Exhibit 10.2
PLANAR SYSTEMS,
INC.
NONQUALIFIED STOCK OPTION
AGREEMENT
|
|
|
|
|
To: Stephen M.
Going
|
|
Date of Grant: March 5,
2007
|
We are pleased to
inform you that pursuant to your Letter Agreement dated as of
March 5, 2007 with Planar Systems, Inc. (the
“Company”), the Board of Directors (the
“Board”) of the Company has awarded you a nonqualified
stock option for the purchase of seventy thousand
(70,000) shares (the “Shares”) of the
Company’s common stock at an exercise price determined by the
closing price at the end of market trading on March 5
th
,
2007.
1. TERM. The term of the option is
seven years from date of grant, unless sooner
terminated.
2. VESTING. Except as otherwise
provided by the Letter Agreement between you and the Company dated
January 22nd, 2007, the option will vest and become
exercisable according to the following schedule: the option will
vest with respect to thirty-three percent (33%) of the Shares
on March 5, 2008 and, thereafter, the option will vest with
respect to eight and one quarter percent (8.375%) of the
Shares on the last day of each fiscal quarter of the Company,
beginning with the quarter ending June, 2008.
3. EXERCISE. During your lifetime
only you can exercise the option. The option may be exercised by
the personal representative of your estate, by the beneficiary you
have designated on forms prescribed by and filed with the Company,
or the beneficiary of your estate following your death. You may use
the Notice of Exercise of Nonqualified Stock Option in the form
attached to this Agreement when you exercise the option.
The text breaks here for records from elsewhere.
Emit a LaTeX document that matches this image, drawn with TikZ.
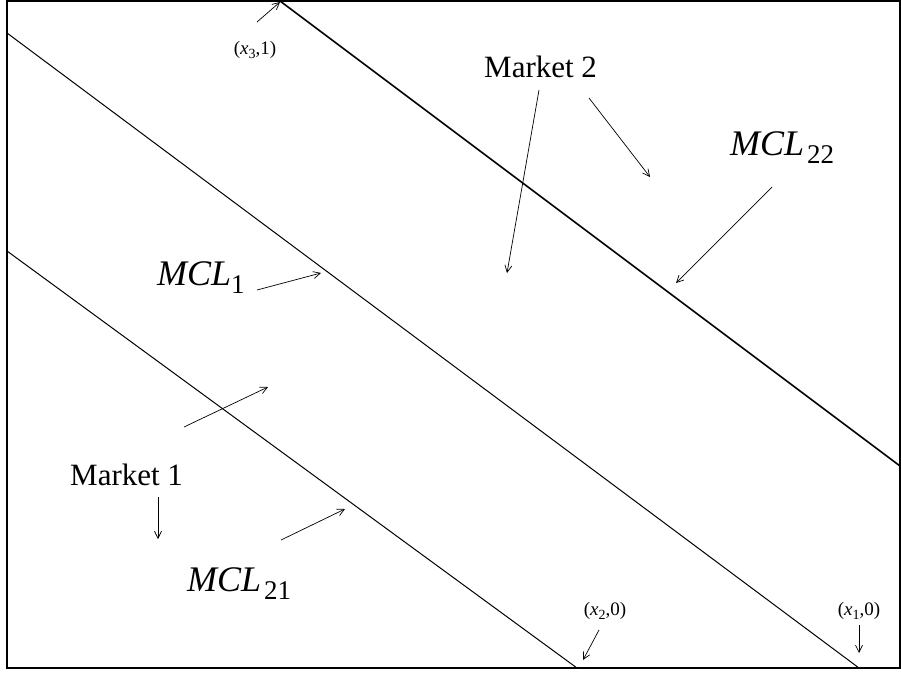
\documentclass[tikz,border=0pt]{standalone}
\usepackage{fontspec}
\setmainfont{Liberation Serif}
\usetikzlibrary{arrows.meta}

\newcommand{\mcl}[2][0pt]{\textit{MCL}\kern#1\raisebox{-8pt}{\fontsize{27}{27}\selectfont #2}}
\newcommand{\crd}[2]{(\textit{x}\raisebox{-4pt}{\fontsize{14}{14}\selectfont #1},#2)}

\tikzset{
  mkt/.style={font=\fontsize{31}{31}\selectfont, inner sep=0pt, anchor=base west},
  mcllbl/.style={font=\fontsize{36}{36}\selectfont, inner sep=0pt, anchor=base west},
  crdlbl/.style={font=\fontsize{19}{19}\selectfont, inner sep=0pt},
  ptr/.style={-{Straight Barb[length=7pt,width=7pt]}, line width=0.7pt},
  mline/.style={line width=1pt}
}

\begin{document}
\begin{tikzpicture}[x=1pt, y=-1pt]
    \useasboundingbox (0,0) rectangle (901,672);
    \draw[line width=1.3pt] (7,1) rectangle (900,668);

    % the three lines
    \coordinate (a1) at (7,251);  \coordinate (a2) at (577,668);
    \coordinate (b1) at (7,33);   \coordinate (b2) at (859,668);
    \coordinate (c1) at (280,1);  \coordinate (c2) at (900,466);
    \draw[mline] (a1) -- (a2);
    \draw[mline] (b1) -- (b2);
    \draw[mline, line width=1.6pt] (c1) -- (c2);

    % labels
    \node[mkt] (mkt1) at (70,485) {Market 1};
    \node[mkt] (mkt2) at (484,77) {Market 2};
    \node[mcllbl] (mcl1) at (157,285) {\mcl{1}};
    \node[mcllbl] (mcl21) at (187,591) {\mcl[3pt]{21}};
    \node[mcllbl] (mcl22) at (730,155) {\mcl[3pt]{22}};
    \node[crdlbl] (x3) at (255,50) {\crd{3}{1}};
    \node[crdlbl] (x2) at (605,611) {\crd{2}{0}};
    \node[crdlbl] (x1) at (859,611) {\crd{1}{0}};

    % arrow ends
    \coordinate (t1) at (257,22);  \coordinate (h1) at (280,2);
    \coordinate (t2) at (599,630); \coordinate (h2) at (583,660);
    \coordinate (t3) at (859,625); \coordinate (h3) at (859,653);
    \coordinate (t4) at (158,497); \coordinate (h4) at (158,539);
    \coordinate (t5) at (257,290); \coordinate (h5) at (321,273);
    \coordinate (t6) at (184,427); \coordinate (h6) at (268,387);
    \coordinate (t7) at (281,540); \coordinate (h7) at (345,509);
    \coordinate (t8) at (539,90);  \coordinate (h8) at (507,273);
    \coordinate (t9) at (589,98);  \coordinate (h9) at (650,177);
    \coordinate (t10) at (772,187); \coordinate (h10) at (676,283);
    \foreach \i in {1,...,10} \draw[ptr] (t\i) -- (h\i);
\end{tikzpicture}
\end{document}
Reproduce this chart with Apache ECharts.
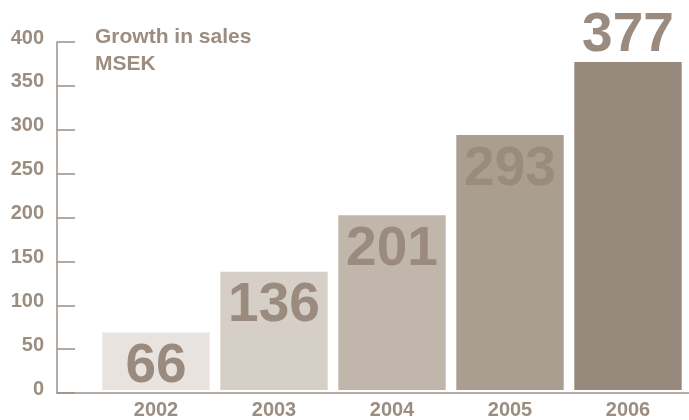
<!DOCTYPE html>
<html><head><meta charset="utf-8">
<script src="https://cdn.jsdelivr.net/npm/echarts@6/dist/echarts.min.js"></script>
<style>html,body{margin:0;padding:0;background:#fff}#c{width:689px;height:420px}</style>
</head><body><div id="c"></div>
<script>
const years = ['2002','2003','2004','2005','2006'];
const sales = [66,136,201,293,377];
const barColors = ['#e8e3df','#d6cfc7','#c1b6ac','#aa9e90','#978a7d'];
const labelPositions = ['insideTop','insideTop','insideTop','insideTop','top'];
const yTicks = [0,50,100,150,200,250,300,350,400];

const txt = '#9b8d80';
const axisCol = '#9d9086';
const font = '"Liberation Sans", Arial, sans-serif';
const chart = echarts.init(document.getElementById('c'));
chart.setOption({
  animation:false,
  title:{text:'Growth in sales\nMSEK',left:90,top:19,textStyle:{color:txt,fontFamily:font,fontWeight:'bold',fontSize:21,lineHeight:27}},
  grid:[
    {left:57,right:0,top:42,bottom:27,containLabel:false},
    {left:97,right:2,top:42,bottom:27,containLabel:false}
  ],
  xAxis:[
    {gridIndex:0,type:'value',min:0,max:1,show:true,z:5,axisLine:{show:true,lineStyle:{color:axisCol,width:1.5}},axisTick:{show:false},axisLabel:{show:false},splitLine:{show:false}},
    {gridIndex:1,type:'category',data:years,axisLine:{show:false},axisTick:{show:false},
     axisLabel:{color:txt,fontFamily:font,fontWeight:'bold',fontSize:20,margin:10}}
  ],
  yAxis:[
    {gridIndex:0,type:'value',min:0,max:400,interval:50,
     axisLine:{show:true,lineStyle:{color:axisCol,width:1.5}},
     axisTick:{show:true,inside:true,length:18,lineStyle:{color:axisCol,width:1.5}},
     splitLine:{show:false},
     axisLabel:{color:txt,fontFamily:font,fontWeight:'bold',fontSize:20,margin:13,verticalAlign:'bottom',lineHeight:8,
       formatter:v=>yTicks.includes(v)?String(v):''}},
    {gridIndex:1,type:'value',min:0,max:400,interval:50,show:false}
  ],
  series:[{
    type:'bar',xAxisIndex:1,yAxisIndex:1,barCategoryGap:'9%',
    data:sales.map((v,i)=>({value:v,itemStyle:{color:barColors[i]},
      label:{position:labelPositions[i],distance:labelPositions[i]==='top'?-1:7}})),
    label:{show:true,color:'#9a8b7e',fontFamily:font,fontWeight:'bold',fontSize:55,letterSpacing:-3}
  }]
});
</script></body></html>
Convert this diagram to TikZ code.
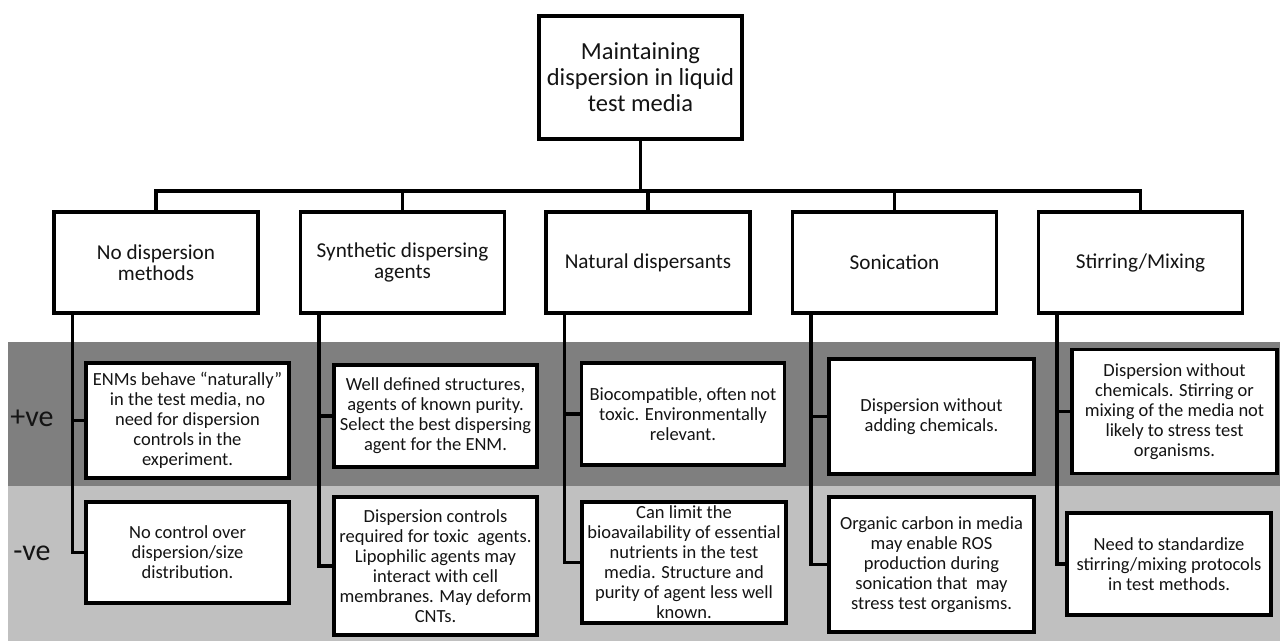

4. PAYMENT FOR SHARES. The option
may be exercised by the delivery of:
a. Cash, personal check (unless, at
the time of exercise, the Company determines otherwise), bank
certified or cashier’s check;
b. Unless the Compensation Committee
of the Board (the “Committee”) in its sole discretion
determines otherwise, shares of the capital stock of the Company
held by you for a period of at least six months having a fair
market value at the time of exercise, as determined in good faith
by the Board, equal to the exercise price;
c. A properly executed exercise
notice together with irrevocable instructions to a broker to
promptly deliver to the Company the amount of sale or loan proceeds
to pay the exercise price; or
1 – NONQUALIFIED STOCK OPTION
AGREEMENT
d. Instructions to the Company to
withhold from the Shares that would otherwise be issued on the
exercise that number of Shares having a fair market value at the
time of such exercise equal to the aggregate exercise price of the
options being exercised.
5. WITHHOLDING TAXES. As a condition
to the exercise of the option, you must make such arrangements as
the Company may require for the satisfaction of any federal, state
or local withholding tax obligations that may arise in connection
with such exercise.
6. TERMINATION. If your employment
with the Company terminates, and unless by its terms the option
sooner terminates or expires, then you may exercise, for a
twelve-month period following the termination of your employment,
that portion of the option which is exercisable at the time of such
termination, but the option will terminate at the end of such
period following such termination as to all Shares for which it has
not theretofore been exercised.
7. DEATH OF OPTIONEE. If you die
while having a relationship with the Company or within the 12-month
period following cessation of such relationship, and unless by its
terms the option sooner terminates or expires, this option may be
exercised within one year after your death by the personal
representative of your estate or by the person or persons to whom
your rights under the option pass (i) by will or by the
applicable laws of descent and distribution or (ii) by a
designation or transfer, but the option will terminate at the end
of such period following your death as to all Shares for which it
has not theretofore been exercised.
8. TRANSFERABILITY OF OPTION. This
option and the rights and privileges conferred hereby may not be
transferred, assigned, pledged or hypothecated in any manner
(whether by operation of law or otherwise) other than by will or by
the applicable laws of descent and distribution and shall not be
subject to execution, attachment or similar process. This option is
personal to you and is exercisable solely by you. Any attempt to
transfer, assign, pledge, hypothecate or otherwise dispose of this
option or of any right or privilege conferred hereby, contrary to
the provisions hereof, or the sale or levy or any attachment or
similar process upon the rights and privileges conferred hereby
will be null and void. Notwithstanding the foregoing, to the extent
permitted by applicable law and regulation, the Company, in its
sole discretion, may permit you to (i) during your lifetime,
designate a person who may exercise the option after your death by
giving written notice of such designation to the Company (such
designation may be changed from time to time by you by giving
written notice to the Company revoking any earlier designation and
making a new designation) or (ii) transfer the option and the
rights and privileges conferred hereby.